When Sanchez-Carrillo moved to correct the sentence under Rule 35, the
district court undermined the appearance of its neutrality and obtained additional
evidence to bolster and defend the resentencing. First, and unbeknownst to the
parties, the district court made ex parte contact with the government’s expert
witness to discuss the DEA-7 lab report. At the hearing on Sanchez-Carrillo’s
Rule 35 motion, the district court then suggested calling the expert as a witness by
telephone. Defense counsel objected but the district court nonetheless called the
expert and she was sworn telephonically. Next, the district court itself conducted
the direct examination of the expert witness. The government did not ask a single
question. Moreover, the district court never disclosed that it had already contacted
the expert witness ex parte. This improper ex parte contact was only revealed
through defense counsel’s cross-examination.

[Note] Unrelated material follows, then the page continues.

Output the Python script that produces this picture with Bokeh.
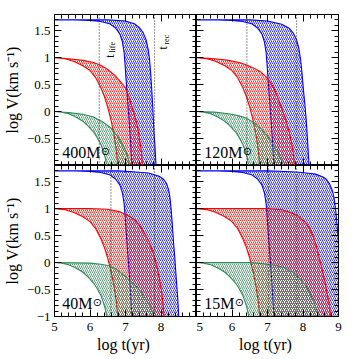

The core of the judicial function is fairness and the lack of even an
appearance of impropriety. Such repeated instances of judicial impropriety cannot
4
be countenanced if these judicial tenets are to have meaning. Here, the district
court’s post-sentencing conduct casts doubt on the fairness of the resentencing and
certainly of the Rule 35 proceedings. Accordingly, remand is appropriate. United
States v. Alverson, 666 F.2d 341, 348-50 (9th Cir. 1982) (district court’s ex parte
communication with case agent prior to sentencing improper and required
resentencing).
Sanchez-Carrillo also asserts that remand to a different judge is necessary
under the circumstances. We agree. The district court has expressed its
unwillingness to impose anything other than a 70-month sentence. “Taking the
[district] court at its word,” we remand to a different judge. United States v.
Gardenhire, 784 F.3d 1277, 1284 (9th Cir. 2015); see Alversen, 666 F.2d at 349-
50; United States v. Wolfson, 634 F.2d 1217, 1222 (9th Cir. 1980).
In light of this disposition, we decline to reach Sanchez-Carrillo’s other
claim of sentencing error.
VACATED and REMANDED for resentencing.